* _Supplied data_
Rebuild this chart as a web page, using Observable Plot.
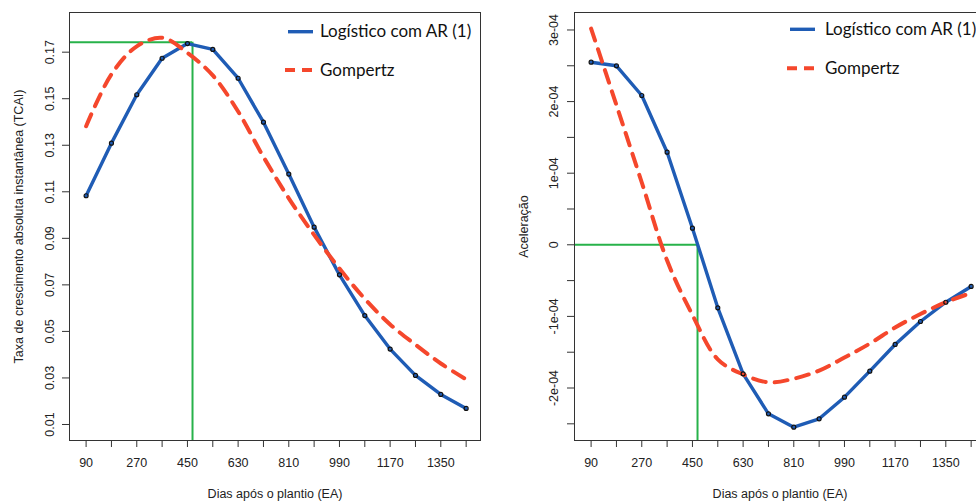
<!DOCTYPE html>
<html>
<head>
<meta charset="utf-8">
<script src="https://cdn.jsdelivr.net/npm/d3@7"></script>
<script src="https://cdn.jsdelivr.net/npm/@observablehq/plot@0.6"></script>
<style>
html, body { margin: 0; padding: 0; background: #fff; overflow: hidden; }
#wrap { position: relative; width: 976px; height: 501px; overflow: hidden; background: #fff; }
.panel { position: absolute; top: 0; width: 500px; height: 501px; }
.panel svg { max-width: none !important; display: block; }
.edge { position: absolute; background: #333; pointer-events: none; z-index: 4; }
#overlay { position: absolute; left: 0; top: 0; pointer-events: none; z-index: 5; }
</style>
</head>
<body>
<div id="wrap">
  <div class="panel" id="left" style="left:0px"></div>
  <div class="panel" id="right" style="left:500px"></div>
</div>
<script>
// ---- data ----
const days = [90, 180, 270, 360, 450, 540, 630, 720, 810, 900, 990, 1080, 1170, 1260, 1350, 1440];
const tcaiLogistico = [0.1083, 0.1309, 0.1517, 0.1674, 0.1737, 0.1712, 0.1588, 0.1399, 0.1176, 0.0948, 0.0743, 0.0568, 0.0424, 0.0311, 0.0229, 0.0169];
const tcaiGompertz  = [0.1382, 0.1605, 0.1725, 0.1762, 0.1697, 0.1600, 0.1445, 0.1250, 0.1072, 0.0915, 0.0770, 0.0640, 0.0530, 0.0443, 0.0362, 0.0294];
const acelLogistico = [2.55e-4, 2.50e-4, 2.085e-4, 1.293e-4, 0.232e-4, -0.88e-4, -1.802e-4, -2.36e-4, -2.547e-4, -2.43e-4, -2.128e-4, -1.765e-4, -1.392e-4, -1.071e-4, -0.802e-4, -0.582e-4];
const acelGompertz  = [3.02e-4, 1.95e-4, 0.87e-4, -0.22e-4, -0.98e-4, -1.60e-4, -1.81e-4, -1.92e-4, -1.87e-4, -1.756e-4, -1.574e-4, -1.38e-4, -1.155e-4, -0.966e-4, -0.802e-4, -0.673e-4];

const xTicks = days;
const xTickLabels = [90, 270, 450, 630, 810, 990, 1170, 1350];
const yTicksLeft = [0.01, 0.03, 0.05, 0.07, 0.09, 0.11, 0.13, 0.15, 0.17];
const yTicksRight = [-2.5e-4, -2e-4, -1.5e-4, -1e-4, -0.5e-4, 0, 0.5e-4, 1e-4, 1.5e-4, 2e-4, 2.5e-4, 3e-4];
const yTickLabelsRight = {"-0.0002": "-2e-04", "-0.0001": "-1e-04", "0": "0", "0.0001": "1e-04", "0.0002": "2e-04", "0.0003": "3e-04"};

const seriesNames = ["Logístico com AR (1)", "Gompertz"];
const xTitle = "Dias após o plantio (EA)";
const yTitleLeft = "Taxa de crescimento absoluta instantânea (TCAI)";
const yTitleRight = "Aceleração";

const pontoInflexao = 468;     // dias
const tcaiMaxima = 0.1743;

// ---- layout / styles ----
const BLUE = "#1f5cb5", RED = "#f5472c", GREEN = "#27b24a", INK = "#222";
const FONT = "'Liberation Sans', Arial, Helvetica, sans-serif";
const xDomain = [31, 1491];
const W = 500, H = 501, MT = 12, MB = 61, PAGE_W = 976;

const rowsL = days.map((d, i) => ({d, log: tcaiLogistico[i], gom: tcaiGompertz[i]}));
const rowsR = days.map((d, i) => ({d, log: acelLogistico[i], gom: acelGompertz[i]}));

function panel({rows, yDomain, yTicks, yFormat, yTitle, yTickPadding, marginLeft, marginRight, guideY}) {
  const chart = Plot.plot({
    width: W, height: H,
    marginTop: MT, marginBottom: MB, marginLeft, marginRight,
    style: {fontFamily: FONT, fontSize: "12.5px", color: INK, background: "#fff"},
    x: {domain: xDomain},
    y: {domain: yDomain},
    marks: [
      Plot.ruleY([guideY], {x1: xDomain[0], x2: pontoInflexao, stroke: GREEN, strokeWidth: 2}),
      Plot.ruleX([pontoInflexao], {y1: yDomain[0], y2: guideY, stroke: GREEN, strokeWidth: 2}),
      Plot.line(rows, {x: "d", y: "log", stroke: BLUE, strokeWidth: 3.4}),
      Plot.line(rows, {x: "d", y: "gom", stroke: RED, strokeWidth: 4, strokeDasharray: "13,9", curve: "catmull-rom"}),
      Plot.dot(rows, {x: "d", y: "log", r: 2, stroke: "#111", fill: "none", strokeWidth: 1.2}),
      Plot.frame({stroke: "#333", strokeWidth: 1}),
      Plot.axisX({ticks: xTicks, tickSize: 7, tickPadding: 11, label: null,
        tickFormat: d => xTickLabels.includes(d) ? String(d) : "", fontSize: 12.5, stroke: "#333"}),
      Plot.axisY({ticks: yTicks, tickSize: 7, tickPadding: yTickPadding, tickRotate: -90, label: null,
        tickFormat: yFormat, fontSize: 12.5, stroke: "#333"}),
      Plot.text([xTitle], {text: d => d, frameAnchor: "bottom", dy: 57, lineAnchor: "bottom", textAnchor: "middle", fontSize: 12.5, fill: INK}),
      Plot.text([yTitle], {text: d => d, frameAnchor: "left", dx: -51, rotate: -90, textAnchor: "middle", lineAnchor: "middle", fontSize: 12.5, fill: INK})
    ]
  });
  chart.style.maxWidth = "none";
  return chart;
}

const fmtRight = v => {
  const k = String(+v.toPrecision(6));
  return yTickLabelsRight[k] !== undefined ? yTickLabelsRight[k] : "";
};

const wrap = document.getElementById("wrap");
function edge(left, top, width, height) {
  const d = document.createElement("div");
  d.className = "edge";
  d.style.left = left + "px"; d.style.top = top + "px";
  d.style.width = width + "px"; d.style.height = height + "px";
  wrap.append(d);
}
function addPanel(id, offset, opts) {
  document.getElementById(id).append(panel(opts));
  // frame edges around the plotting area (from the layout margins), kept inside the page
  const x0 = offset + opts.marginLeft, x1 = offset + W - opts.marginRight;
  const y0 = MT, y1 = H - MB;
  const xr = Math.min(x1, PAGE_W - 1);
  edge(x0, y0, xr - x0 + 1, 1);          // top
  edge(x0, y1, xr - x0 + 1, 1);          // bottom
  edge(x0, y0, 1, y1 - y0 + 1);          // left
  if (x1 <= PAGE_W - 1) edge(x1, y0, 1, y1 - y0 + 1);   // right
}
addPanel("left", 0, {
  rows: rowsL, yDomain: [0.00312, 0.18705], yTicks: yTicksLeft, yFormat: d3.format(".2f"),
  yTitle: yTitleLeft, yTickPadding: 9, marginLeft: 69, marginRight: 20, guideY: tcaiMaxima
});
addPanel("right", 500, {
  rows: rowsR, yDomain: [-2.733e-4, 3.244e-4], yTicks: yTicksRight, yFormat: fmtRight,
  yTitle: yTitleRight, yTickPadding: 10, marginLeft: 74, marginRight: 15, guideY: 0
});

// ---- legends ----
const NS = "http://www.w3.org/2000/svg";
const overlay = document.createElementNS(NS, "svg");
overlay.setAttribute("id", "overlay");
overlay.setAttribute("width", PAGE_W); overlay.setAttribute("height", H);
function el(tag, attrs, text) {
  const e = document.createElementNS(NS, tag);
  for (const k in attrs) e.setAttribute(k, attrs[k]);
  if (text) e.textContent = text;
  overlay.append(e);
}
const legends = [
  {x1: 288, x2: 313, xr1: 285, tx: 320, y1: 31.7, b1: 37, y2: 70, b2: 75.5},
  {x1: 790, x2: 815, xr1: 787, tx: 825, y1: 29.3, b1: 35, y2: 68.3, b2: 74}
];
for (const L of legends) {
  el("line", {x1: L.x1, x2: L.x2, y1: L.y1, y2: L.y1, stroke: BLUE, "stroke-width": 3.4});
  el("line", {x1: L.xr1, x2: L.x2, y1: L.y2, y2: L.y2, stroke: RED, "stroke-width": 4, "stroke-dasharray": "10,7"});
  el("text", {x: L.tx, y: L.b1, "font-family": "Lato, 'Open Sans', sans-serif", "font-size": 17, fill: "#111"}, seriesNames[0]);
  el("text", {x: L.tx, y: L.b2, "font-family": "Lato, 'Open Sans', sans-serif", "font-size": 17, fill: "#111"}, seriesNames[1]);
}
wrap.append(overlay);
</script>
</body>
</html>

* _Request_
Please restate the material above line by line, exactly, beginning at its first line and ending with the line that contains "-0.966e-4, -0.802e-4, -0.673e-4];", without any pictures.

* _The completed task_
Rebuild this chart as a web page, using Observable Plot.
<!DOCTYPE html>
<html>
<head>
<meta charset="utf-8">
<script src="https://cdn.jsdelivr.net/npm/d3@7"></script>
<script src="https://cdn.jsdelivr.net/npm/@observablehq/plot@0.6"></script>
<style>
html, body { margin: 0; padding: 0; background: #fff; overflow: hidden; }
#wrap { position: relative; width: 976px; height: 501px; overflow: hidden; background: #fff; }
.panel { position: absolute; top: 0; width: 500px; height: 501px; }
.panel svg { max-width: none !important; display: block; }
.edge { position: absolute; background: #333; pointer-events: none; z-index: 4; }
#overlay { position: absolute; left: 0; top: 0; pointer-events: none; z-index: 5; }
</style>
</head>
<body>
<div id="wrap">
  <div class="panel" id="left" style="left:0px"></div>
  <div class="panel" id="right" style="left:500px"></div>
</div>
<script>
// ---- data ----
const days = [90, 180, 270, 360, 450, 540, 630, 720, 810, 900, 990, 1080, 1170, 1260, 1350, 1440];
const tcaiLogistico = [0.1083, 0.1309, 0.1517, 0.1674, 0.1737, 0.1712, 0.1588, 0.1399, 0.1176, 0.0948, 0.0743, 0.0568, 0.0424, 0.0311, 0.0229, 0.0169];
const tcaiGompertz  = [0.1382, 0.1605, 0.1725, 0.1762, 0.1697, 0.1600, 0.1445, 0.1250, 0.1072, 0.0915, 0.0770, 0.0640, 0.0530, 0.0443, 0.0362, 0.0294];
const acelLogistico = [2.55e-4, 2.50e-4, 2.085e-4, 1.293e-4, 0.232e-4, -0.88e-4, -1.802e-4, -2.36e-4, -2.547e-4, -2.43e-4, -2.128e-4, -1.765e-4, -1.392e-4, -1.071e-4, -0.802e-4, -0.582e-4];
const acelGompertz  = [3.02e-4, 1.95e-4, 0.87e-4, -0.22e-4, -0.98e-4, -1.60e-4, -1.81e-4, -1.92e-4, -1.87e-4, -1.756e-4, -1.574e-4, -1.38e-4, -1.155e-4, -0.966e-4, -0.802e-4, -0.673e-4];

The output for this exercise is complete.